Obviously this is a grave concern to teachers but this concern
is accentuated by the observation that they are not alone in
seeing these kinds of mistakes. For example the same teacher
mentioned above noted that he was "certain that the students
recognize these mistakes as they do the tests and it just makes
them even less motivated to do the tests and also try to do
well."
This is a sad condition, when the testers are being
legitimately doubted by those that they test. Academically and
educationally it is, then, apparent that UAN has been failing to
make the grade in certain areas. But there is also another manner
in which UAN must cause all parties to feel concern and
dissatisfaction and that, unfortunately, is a familiar one for
Indonesians and that is the notion of corruption. And perhaps
most sad of all is that this notion of corruption can be found in
the minds and thinking of Indonesian school students.
Recently a group of students that will be completing their
high school education this academic year spoke frankly about
their perceptions of UAN. "It's just no good," said one. Was this
just typical dislike of examinations? Perhaps not, because
another student took up the theme with, "Nobody accepts UAN as
being good.
If I want to go to a university in Singapore, they will just
ignore my UAN scores and insist that I do many other tests
instead." Clearly no positive sentiments here and this is most
sad because this same student is following a program that
evidently she has little or no faith in.
But laying aside these negative academic sentiments a moment,
what the next student said was disturbing for ethical reasons.

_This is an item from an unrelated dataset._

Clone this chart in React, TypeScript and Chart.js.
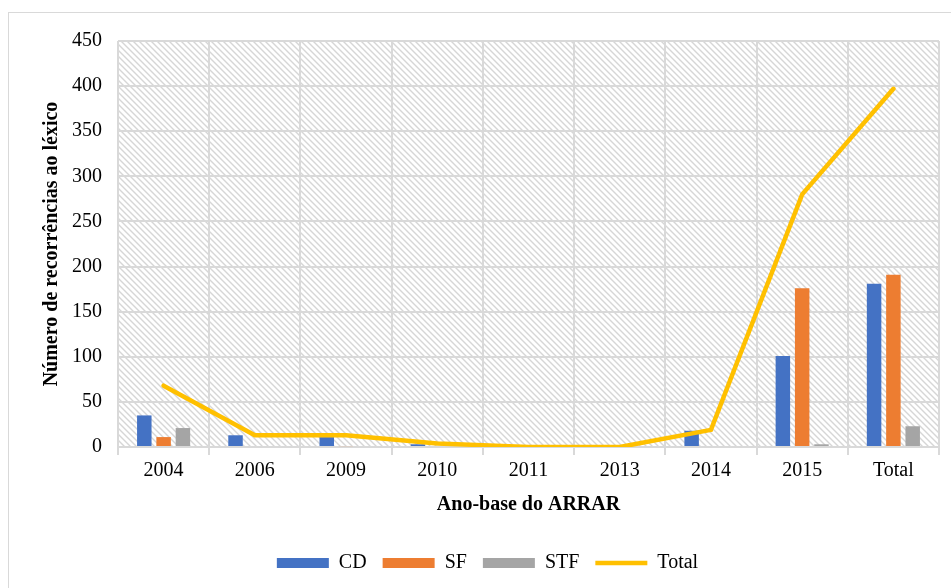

She said, with hardly a flicker of embarrassment, that if you
were to do badly in the UAN there was always a way to improve
your scores. Probed to clarify exactly what she meant she openly
said, "Well, you know, you can just give someone some money and
your scores will get better."
What a predicament we would seem to be in, then. Not only do
these students have little faith in the program of study that
they must pursue but they are also already familiar with and
accepting of the notion that should their scores in anyway prove
disappointing there is a corrupt and deceitful manner in which
they could change the situation.
This is not to say that any of those students were expressing
any direct intention to corruptly influence their scores but it
does illustrate how they evidently felt and recognized the
weakness of the system in the sense that it could and can be
readily circumvented and thus undermined.
It is widely accepted that education in Indonesia is a
developing sector, this is entirely appropriate, as all education
systems should grow with the changing times. Evidently there have
been many problems and challenges to UAN and, gradually, it seems
likely that it will be removed.
There is talk that it will be replaced with a new centralized
system of testing. Others have suggested that schools should have
greater autonomy to produce and manage their own systems of
testing. Whether the future will bring a new central testing
device, or greater consent is given for independent school
testing, is in some respects a secondary argument.
What is absolutely essential is that there is consensus that
any new system is both educationally and academically and
ethically strong. There should be no, or at least far more
limited, scope for critics to complain that the system is not
targeting appropriately high standards.